Cape Town – South Africa has high recycling rates, largely owing to thousands of waste reclaimers who collect up to 80% of the country’s recycled packaging.
However, the waste reclaimers operate under dangerous, unregulated conditions, sorting waste by hand – often without protective gloves as they move through city streets and through landfill sites.
In a move to improve the conditions under which waste reclaimers operate, Regenize is offering a solution named “REACT”.
The REACT solution digitalises and formalises reclaimers’ work, eradicating generations of exploitation with fair pay, Personal Protective Equipment (PPE), and giving dignity to their role.
Chad Robertson, Regenize Co-founder & CEO, said that there are between 60 000 and 90 000 waste pickers in South Africa, and they collect as much as 80% of the country’s recycled paper and packaging.

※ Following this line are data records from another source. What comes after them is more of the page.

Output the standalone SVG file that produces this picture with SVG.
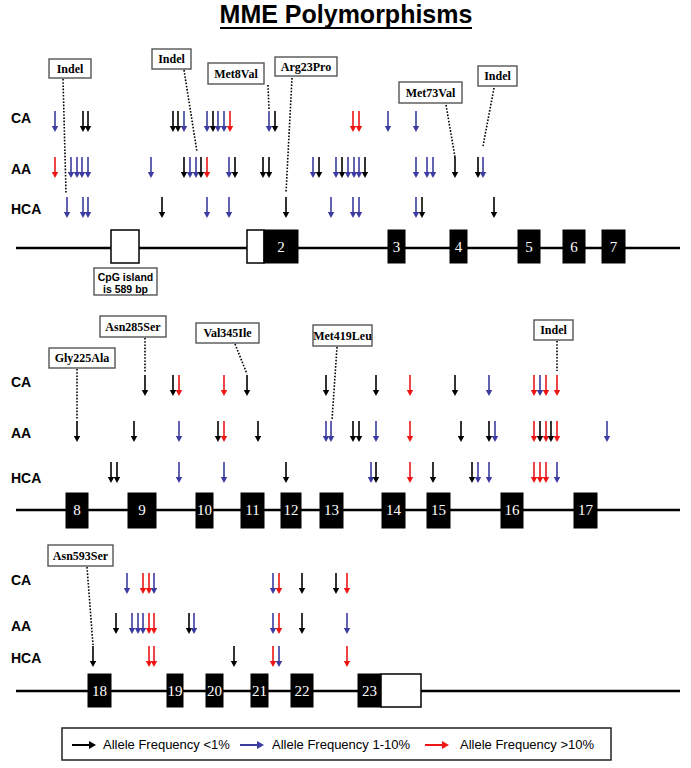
<svg xmlns="http://www.w3.org/2000/svg" xmlns:xlink="http://www.w3.org/1999/xlink" width="691" height="768" viewBox="0 0 691 768">
<style>
.k{color:#000}
.b{color:#3b3ba0}
.r{color:#ee1515}
.gl{stroke:#000;stroke-width:2.5}
.ex{fill:#000;stroke:#000;stroke-width:1}
.wx{fill:#fff;stroke:#000;stroke-width:1.5}
.en{font-family:"Liberation Serif","Times New Roman",serif;font-size:15px;fill:#fff;text-anchor:middle}
.rl{font-family:"Liberation Sans",Arial,sans-serif;font-size:14px;font-weight:bold;fill:#000}
.cb{fill:#fff;stroke:#555;stroke-width:1.4}
.ct{font-family:"Liberation Serif","Times New Roman",serif;font-size:12px;font-weight:bold;fill:#000;text-anchor:middle}
.dl{stroke:#000;stroke-width:1.6;stroke-dasharray:1.6,1.6;fill:none}
.lg{font-family:"Liberation Sans",Arial,sans-serif;font-size:13px;fill:#000}
</style>
<defs>
<g id="a"><line x1="0" y1="0" x2="0" y2="16" stroke="currentColor" stroke-width="1.6"/><path d="M-3.2,15 L3.2,15 L0,21 Z" fill="currentColor"/></g>
<g id="h"><line x1="0" y1="0" x2="18" y2="0" stroke="currentColor" stroke-width="2"/><path d="M17,-4 L17,4 L24,0 Z" fill="currentColor"/></g>
</defs>
<rect width="691" height="768" fill="#fff"/>
<g id="title">
<text x="346" y="23" font-family="'Liberation Sans',Arial,sans-serif" font-size="25" font-weight="bold" text-anchor="middle">MME Polymorphisms</text>
<line x1="220" y1="28" x2="472" y2="28" stroke="#000" stroke-width="2"/>
</g>

<!-- Section 1 -->
<g id="section1">
<g id="labels1">
<text class="rl" x="11" y="123">CA</text>
<text class="rl" x="11" y="174">AA</text>
<text class="rl" x="11" y="214">HCA</text>
</g>
<line class="gl" x1="16" y1="248" x2="680" y2="248"/>
<g id="cpg"><rect class="wx" x="111" y="230" width="28" height="33"/></g>
<g id="exon2"><rect class="wx" x="247" y="230" width="17" height="33"/><rect class="ex" x="264" y="230" width="34" height="33"/><text class="en" x="281" y="252">2</text></g>
<g id="exon3"><rect class="ex" x="388" y="230" width="17" height="33"/><text class="en" x="396.5" y="252">3</text></g>
<g id="exon4"><rect class="ex" x="450" y="230" width="17" height="33"/><text class="en" x="458.5" y="252">4</text></g>
<g id="exon5"><rect class="ex" x="518" y="230" width="22" height="33"/><text class="en" x="529" y="252">5</text></g>
<g id="exon6"><rect class="ex" x="563" y="230" width="22" height="33"/><text class="en" x="574" y="252">6</text></g>
<g id="exon7"><rect class="ex" x="602" y="230" width="23" height="33"/><text class="en" x="613.5" y="252">7</text></g>
<g id="cpglabel"><rect class="cb" x="94" y="268" width="63" height="27"/>
<text x="125.5" y="281" font-family="'Liberation Sans',Arial,sans-serif" font-size="10.5" font-weight="bold" text-anchor="middle">CpG island</text>
<text x="125.5" y="292.5" font-family="'Liberation Sans',Arial,sans-serif" font-size="10.5" font-weight="bold" text-anchor="middle">is 589 bp</text></g>
<g id="ca1">
<use href="#a" x="55" y="111" class="b"/><use href="#a" x="83" y="111" class="k"/><use href="#a" x="88" y="111" class="k"/>
<use href="#a" x="173" y="111" class="k"/><use href="#a" x="178" y="111" class="k"/><use href="#a" x="184" y="111" class="b"/>
<use href="#a" x="207" y="111" class="b"/><use href="#a" x="213" y="111" class="k"/><use href="#a" x="218" y="111" class="b"/><use href="#a" x="224" y="111" class="b"/><use href="#a" x="230" y="111" class="r"/>
<use href="#a" x="269" y="111" class="b"/><use href="#a" x="275" y="111" class="k"/>
<use href="#a" x="353" y="111" class="r"/><use href="#a" x="359" y="111" class="r"/><use href="#a" x="388" y="111" class="b"/><use href="#a" x="416" y="111" class="b"/>
</g>
<g id="aa1">
<use href="#a" x="55" y="157" class="r"/><use href="#a" x="71" y="157" class="b"/><use href="#a" x="77" y="157" class="b"/><use href="#a" x="82" y="157" class="b"/><use href="#a" x="88" y="157" class="b"/>
<use href="#a" x="151" y="157" class="b"/>
<use href="#a" x="184" y="157" class="k"/><use href="#a" x="190" y="157" class="b"/><use href="#a" x="196" y="157" class="b"/><use href="#a" x="201" y="157" class="k"/><use href="#a" x="207" y="157" class="r"/>
<use href="#a" x="229" y="157" class="b"/><use href="#a" x="235" y="157" class="k"/>
<use href="#a" x="263" y="157" class="k"/><use href="#a" x="269" y="157" class="k"/>
<use href="#a" x="313" y="157" class="b"/><use href="#a" x="319" y="157" class="k"/>
<use href="#a" x="336" y="157" class="b"/><use href="#a" x="342" y="157" class="k"/><use href="#a" x="348" y="157" class="b"/><use href="#a" x="354" y="157" class="b"/><use href="#a" x="359" y="157" class="b"/><use href="#a" x="365" y="157" class="k"/>
<use href="#a" x="416" y="157" class="b"/><use href="#a" x="427" y="157" class="b"/><use href="#a" x="433" y="157" class="b"/>
<use href="#a" x="455" y="157" class="k"/><use href="#a" x="478" y="157" class="k"/><use href="#a" x="483" y="157" class="b"/>
</g>
<g id="hca1">
<use href="#a" x="67" y="197" class="b"/><use href="#a" x="83" y="197" class="b"/><use href="#a" x="88" y="197" class="b"/>
<use href="#a" x="162" y="197" class="k"/><use href="#a" x="207" y="197" class="b"/><use href="#a" x="229" y="197" class="b"/>
<use href="#a" x="286" y="197" class="k"/><use href="#a" x="331" y="197" class="b"/>
<use href="#a" x="353" y="197" class="b"/><use href="#a" x="359" y="197" class="b"/>
<use href="#a" x="416" y="197" class="b"/><use href="#a" x="422" y="197" class="k"/><use href="#a" x="494" y="197" class="k"/>
</g>
<g id="c-indel1"><rect class="cb" x="49" y="59" width="42" height="19"/><text class="ct" x="70" y="73">Indel</text></g>
<g id="c-indel2"><rect class="cb" x="152" y="49" width="39" height="20"/><text class="ct" x="171.5" y="63">Indel</text></g>
<g id="c-met8val"><rect class="cb" x="208" y="63" width="56" height="21"/><text class="ct" x="236" y="78">Met8Val</text></g>
<g id="c-arg23pro"><rect class="cb" x="275" y="57" width="62" height="19"/><text class="ct" x="306" y="71">Arg23Pro</text></g>
<g id="c-met73val"><rect class="cb" x="399" y="82" width="63" height="21"/><text class="ct" x="430.5" y="97">Met73Val</text></g>
<g id="c-indel3"><rect class="cb" x="478" y="66" width="39" height="20"/><text class="ct" x="497.5" y="80">Indel</text></g>
</g>

<!-- Section 2 -->
<g id="section2">
<g id="labels2">
<text class="rl" x="11" y="387">CA</text>
<text class="rl" x="11" y="438">AA</text>
<text class="rl" x="11" y="483">HCA</text>
</g>
<line class="gl" x1="16" y1="510" x2="680" y2="510"/>
<g id="exon8"><rect class="ex" x="66" y="493" width="22" height="35"/><text class="en" x="77" y="515">8</text></g>
<g id="exon9"><rect class="ex" x="128" y="493" width="28" height="35"/><text class="en" x="142" y="515">9</text></g>
<g id="exon10"><rect class="ex" x="196" y="493" width="17" height="35"/><text class="en" x="204.5" y="515">10</text></g>
<g id="exon11"><rect class="ex" x="241" y="493" width="23" height="35"/><text class="en" x="252.5" y="515">11</text></g>
<g id="exon12"><rect class="ex" x="281" y="493" width="20" height="35"/><text class="en" x="291" y="515">12</text></g>
<g id="exon13"><rect class="ex" x="320" y="493" width="23" height="35"/><text class="en" x="331.5" y="515">13</text></g>
<g id="exon14"><rect class="ex" x="382" y="493" width="23" height="35"/><text class="en" x="393.5" y="515">14</text></g>
<g id="exon15"><rect class="ex" x="427" y="493" width="23" height="35"/><text class="en" x="438.5" y="515">15</text></g>
<g id="exon16"><rect class="ex" x="501" y="493" width="22" height="35"/><text class="en" x="512" y="515">16</text></g>
<g id="exon17"><rect class="ex" x="574" y="493" width="23" height="35"/><text class="en" x="585.5" y="515">17</text></g>
<g id="ca2">
<use href="#a" x="145" y="375" class="k"/><use href="#a" x="173" y="375" class="k"/><use href="#a" x="179" y="375" class="r"/>
<use href="#a" x="224" y="375" class="r"/><use href="#a" x="247" y="375" class="k"/><use href="#a" x="326" y="375" class="k"/>
<use href="#a" x="376" y="375" class="k"/><use href="#a" x="410" y="375" class="r"/><use href="#a" x="455" y="375" class="k"/><use href="#a" x="489" y="375" class="b"/>
<use href="#a" x="534" y="375" class="r"/><use href="#a" x="540" y="375" class="b"/><use href="#a" x="546" y="375" class="r"/><use href="#a" x="557" y="375" class="r"/>
</g>
<g id="aa2">
<use href="#a" x="77" y="421" class="k"/><use href="#a" x="134" y="421" class="k"/><use href="#a" x="179" y="421" class="b"/>
<use href="#a" x="218" y="421" class="k"/><use href="#a" x="224" y="421" class="r"/><use href="#a" x="258" y="421" class="k"/>
<use href="#a" x="326" y="421" class="b"/><use href="#a" x="331" y="421" class="b"/>
<use href="#a" x="353" y="421" class="k"/><use href="#a" x="359" y="421" class="k"/><use href="#a" x="376" y="421" class="b"/>
<use href="#a" x="410" y="421" class="r"/><use href="#a" x="461" y="421" class="k"/><use href="#a" x="489" y="421" class="k"/><use href="#a" x="495" y="421" class="b"/>
<use href="#a" x="534" y="421" class="r"/><use href="#a" x="540" y="421" class="k"/><use href="#a" x="546" y="421" class="r"/><use href="#a" x="551" y="421" class="k"/><use href="#a" x="557" y="421" class="r"/>
<use href="#a" x="607" y="421" class="b"/>
</g>
<g id="hca2">
<use href="#a" x="111" y="462" class="k"/><use href="#a" x="117" y="462" class="k"/><use href="#a" x="179" y="462" class="b"/>
<use href="#a" x="224" y="462" class="b"/><use href="#a" x="286" y="462" class="k"/>
<use href="#a" x="371" y="462" class="b"/><use href="#a" x="376" y="462" class="k"/><use href="#a" x="410" y="462" class="r"/>
<use href="#a" x="433" y="462" class="k"/><use href="#a" x="472" y="462" class="k"/><use href="#a" x="478" y="462" class="b"/><use href="#a" x="489" y="462" class="b"/>
<use href="#a" x="534" y="462" class="r"/><use href="#a" x="540" y="462" class="r"/><use href="#a" x="546" y="462" class="r"/><use href="#a" x="557" y="462" class="b"/>
</g>
<g id="c-gly225ala"><rect class="cb" x="49" y="348" width="66" height="20"/><text class="ct" x="82" y="362">Gly225Ala</text></g>
<g id="c-asn285ser"><rect class="cb" x="100" y="316" width="66" height="21"/><text class="ct" x="133" y="331">Asn285Ser</text></g>
<g id="c-val345ile"><rect class="cb" x="196" y="323" width="63" height="20"/><text class="ct" x="227.5" y="337">Val345Ile</text></g>
<g id="c-met419leu"><rect class="cb" x="313" y="325" width="59" height="21"/><text class="ct" x="342.5" y="340">Met419Leu</text></g>
<g id="c-indel4"><rect class="cb" x="534" y="320" width="39" height="20"/><text class="ct" x="553.5" y="334">Indel</text></g>
</g>

<!-- Section 3 -->
<g id="section3">
<g id="labels3">
<text class="rl" x="11" y="585">CA</text>
<text class="rl" x="11" y="631">AA</text>
<text class="rl" x="11" y="663">HCA</text>
</g>
<line class="gl" x1="16" y1="691" x2="680" y2="691"/>
<g id="exon18"><rect class="ex" x="88" y="674" width="23" height="33"/><text class="en" x="99.5" y="696">18</text></g>
<g id="exon19"><rect class="ex" x="167" y="674" width="16" height="33"/><text class="en" x="175" y="696">19</text></g>
<g id="exon20"><rect class="ex" x="206" y="674" width="17" height="33"/><text class="en" x="214.5" y="696">20</text></g>
<g id="exon21"><rect class="ex" x="251" y="674" width="17" height="33"/><text class="en" x="259.5" y="696">21</text></g>
<g id="exon22"><rect class="ex" x="291" y="674" width="22" height="33"/><text class="en" x="302" y="696">22</text></g>
<g id="exon23"><rect class="ex" x="358" y="674" width="23" height="33"/><rect class="wx" x="381" y="674" width="40" height="33"/><text class="en" x="369.5" y="696">23</text></g>
<g id="ca3">
<use href="#a" x="127" y="573" class="b"/><use href="#a" x="143" y="573" class="r"/><use href="#a" x="149" y="573" class="r"/><use href="#a" x="154" y="573" class="b"/>
<use href="#a" x="273" y="573" class="b"/><use href="#a" x="279" y="573" class="r"/><use href="#a" x="302" y="573" class="k"/>
<use href="#a" x="336" y="573" class="k"/><use href="#a" x="347" y="573" class="r"/>
</g>
<g id="aa3">
<use href="#a" x="116" y="613" class="k"/><use href="#a" x="132" y="613" class="b"/><use href="#a" x="138" y="613" class="b"/><use href="#a" x="143" y="613" class="b"/><use href="#a" x="149" y="613" class="r"/><use href="#a" x="154" y="613" class="r"/>
<use href="#a" x="189" y="613" class="k"/><use href="#a" x="194" y="613" class="b"/>
<use href="#a" x="273" y="613" class="b"/><use href="#a" x="279" y="613" class="r"/><use href="#a" x="302" y="613" class="k"/><use href="#a" x="347" y="613" class="b"/>
</g>
<g id="hca3">
<use href="#a" x="93" y="646" class="k"/><use href="#a" x="149" y="646" class="r"/><use href="#a" x="154" y="646" class="r"/>
<use href="#a" x="234" y="646" class="k"/><use href="#a" x="273" y="646" class="r"/><use href="#a" x="279" y="646" class="b"/><use href="#a" x="347" y="646" class="r"/>
</g>
<g id="c-asn593ser"><rect class="cb" x="48" y="545" width="65" height="21"/><text class="ct" x="80.5" y="560">Asn593Ser</text></g>
</g>

<g id="connectors">
<line class="dl" x1="63" y1="79" x2="66" y2="193"/>
<line class="dl" x1="184" y1="70" x2="197" y2="152"/>
<line class="dl" x1="268" y1="85" x2="269" y2="110"/>
<line class="dl" x1="292" y1="78" x2="286" y2="193"/>
<line class="dl" x1="446" y1="105" x2="455" y2="157"/>
<line class="dl" x1="494" y1="88" x2="483" y2="146"/>
<line class="dl" x1="77" y1="369" x2="77" y2="420"/>
<line class="dl" x1="145" y1="338" x2="145" y2="372"/>
<line class="dl" x1="235" y1="344" x2="247" y2="374"/>
<line class="dl" x1="337" y1="347" x2="332" y2="420"/>
<line class="dl" x1="557" y1="341" x2="557" y2="371"/>
<line class="dl" x1="87" y1="567" x2="93" y2="645"/>
</g>

<g id="legend">
<rect x="62" y="728" width="549" height="32" fill="#fff" stroke="#222" stroke-width="1.5"/>
<use href="#h" x="72" y="745" class="k"/>
<text class="lg" x="103" y="749">Allele Frequency &lt;1%</text>
<use href="#h" x="240" y="745" class="b"/>
<text class="lg" x="272" y="749">Allele Frequency 1-10%</text>
<use href="#h" x="425" y="745" class="r"/>
<text class="lg" x="460" y="749">Allele Frequency &gt;10%</text>
</g>
</svg>
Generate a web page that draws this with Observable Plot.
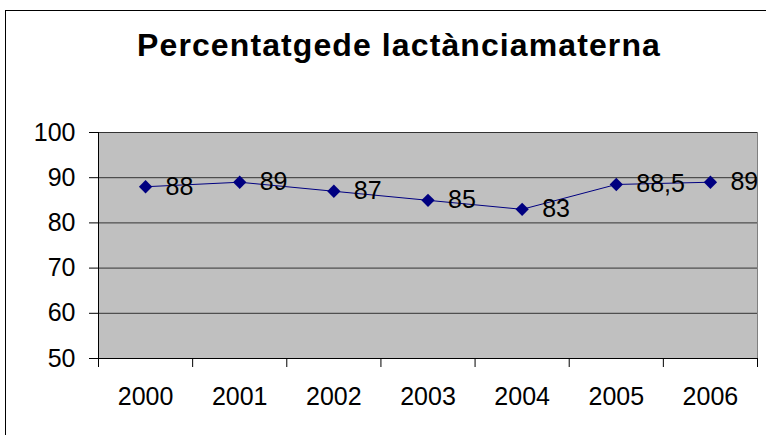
<!DOCTYPE html>
<html>
<head>
<meta charset="utf-8">
<script src="https://cdn.jsdelivr.net/npm/d3@7"></script>
<script src="https://cdn.jsdelivr.net/npm/@observablehq/plot@0.6"></script>
<style>
  html, body { margin: 0; padding: 0; background: #fff; }
  #wrap { position: relative; width: 766px; height: 435px; overflow: hidden; font-family: "Liberation Sans", Arial, sans-serif; }
  #border { position: absolute; left: 5px; top: 10px; width: 840px; height: 520px; border: 1px solid #000; box-sizing: border-box; }
  #title { position: absolute; left: 0; width: 798px; top: 27px; text-align: center; font-weight: bold; font-size: 32px; letter-spacing: 1.1px; line-height: 36px; color: #000; white-space: nowrap; }
  #chart { position: absolute; left: 0; top: 0; }
</style>
</head>
<body>
<div id="wrap">
  <div id="border"></div>
  <div id="title">Percentatgede lactànciamaterna</div>
  <div id="chart"></div>
</div>
<script>
const years = [2000, 2001, 2002, 2003, 2004, 2005, 2006];
const values = [88, 89, 87, 85, 83, 88.5, 89];
const valueLabels = ["88", "89", "87", "85", "83", "88,5", "89"];
const yTicks = [50, 60, 70, 80, 90, 100];
const xBoundaries = [1999.5, 2000.5, 2001.5, 2002.5, 2003.5, 2004.5, 2005.5, 2006.5];

const data = years.map((y, i) => ({year: y, value: values[i], label: valueLabels[i]}));

const chart = Plot.plot({
  width: 766,
  height: 435,
  marginLeft: 98,
  marginRight: 9,
  marginTop: 132,
  marginBottom: 77,
  style: {fontFamily: "'Liberation Sans', Arial, sans-serif", fontSize: "25px", color: "#000", background: "transparent", overflow: "visible"},
  x: {type: "linear", domain: [1999.5, 2006.5]},
  y: {domain: [50, 100]},
  marks: [
    Plot.frame({fill: "#C0C0C0", stroke: "#808080"}),
    Plot.gridY(yTicks, {stroke: "#333", strokeOpacity: 1, strokeWidth: 1}),
    Plot.axisY({ticks: yTicks, tickSize: 9, tickPadding: 14, fontSize: 25, stroke: "#000", label: null}),
    Plot.axisX({ticks: xBoundaries, tickSize: 9, tickFormat: () => "", label: null, stroke: "#000"}),
    Plot.axisX({ticks: years, tickSize: 0, tickPadding: 29, tickFormat: d => String(d), fontSize: 25, label: null}),
    Plot.ruleX([1999.5], {stroke: "#000"}),
    Plot.ruleY([50], {stroke: "#000"}),
    Plot.line(data, {x: "year", y: "value", stroke: "#000080", strokeWidth: 1}),
    Plot.dot(data, {x: "year", y: "value", symbol: "diamond2", r: 6, fill: "#000080", stroke: "none"}),
    Plot.text(data, {x: "year", y: "value", text: "label", textAnchor: "start", dx: 20, dy: 0, fontSize: 25, fill: "#000"})
  ]
});
document.getElementById("chart").appendChild(chart);
</script>
</body>
</html>
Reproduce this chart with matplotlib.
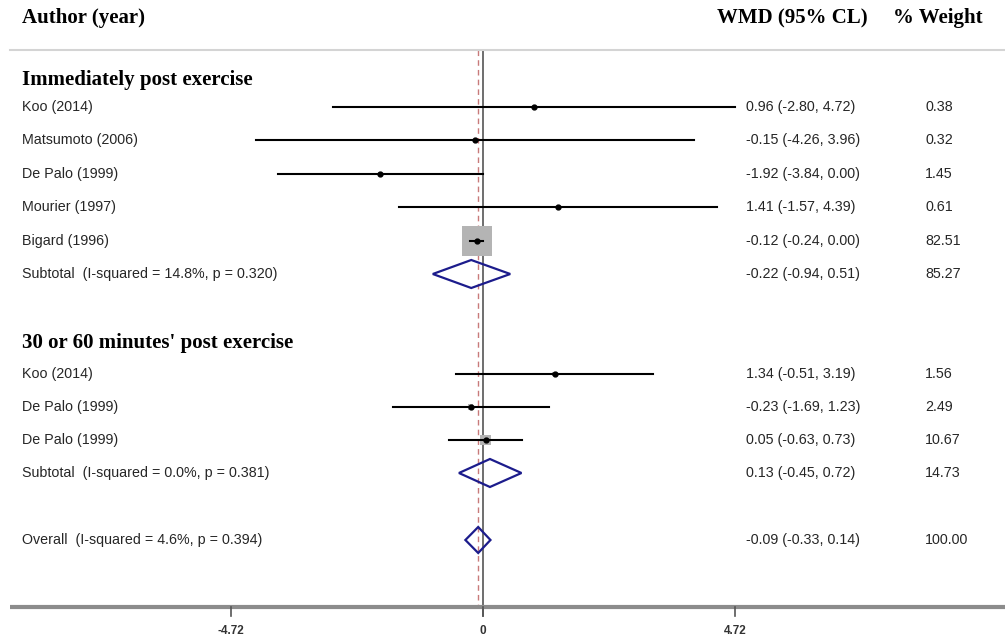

“Yet they operate in dangerous, unregulated conditions, sorting waste by hand, moving through landfill sites and city streets with no guarantee of income or social protection,” said Robertson.
He said municipal or private recycling systems rarely interact meaningfully with this workforce of waste reclaimers.
“Without proper infrastructure, access to clean recyclables, transport, PPE, or formal recognition, they remain uncompensated essential workers in a broken supply chain,” said Robertson.
To alleviate these ills, Regenize is offering an alternative way of operating.
Robertson explained that each decentralised recycling hub created by REACT provides reclaimers with access to clean recyclables from at least 1 200 households, increases income by up to 300%, provides uniforms, PPE, tablets for tracking, and formal integration into the recycling process.
Robertson said Regenize’s REACT solution turns waste reclaimers into “formally employed partners”, and they can enjoy the basic labour rights “we all enjoy in South Africa”.
Explaining how the REACT solution works, Robertson said: “Households earn Remali points after each recycling collection.
“These points are credited instantly and can be converted into tangible resources either online or through our network of shops in our operational community.”
Robertson said in the next 12 months, REACT will be setting up another 31 decentralised recycling hubs, taking them to 36 in the Cape Town region.
“These hubs will provide their free recycling collection service to 43 200 households, create 180 jobs for waste reclaimers, while diverting around 5500 tonnes annually,” Robertson said.
“If South Africa wants credible recycling, it must honour – and compensate – its waste reclaimers.
“Regenize’s REACT rewrites the narrative: reclaimers are not charity cases – they are frontline agents of sustainability. And when recycling becomes fair, participation and impact follow.”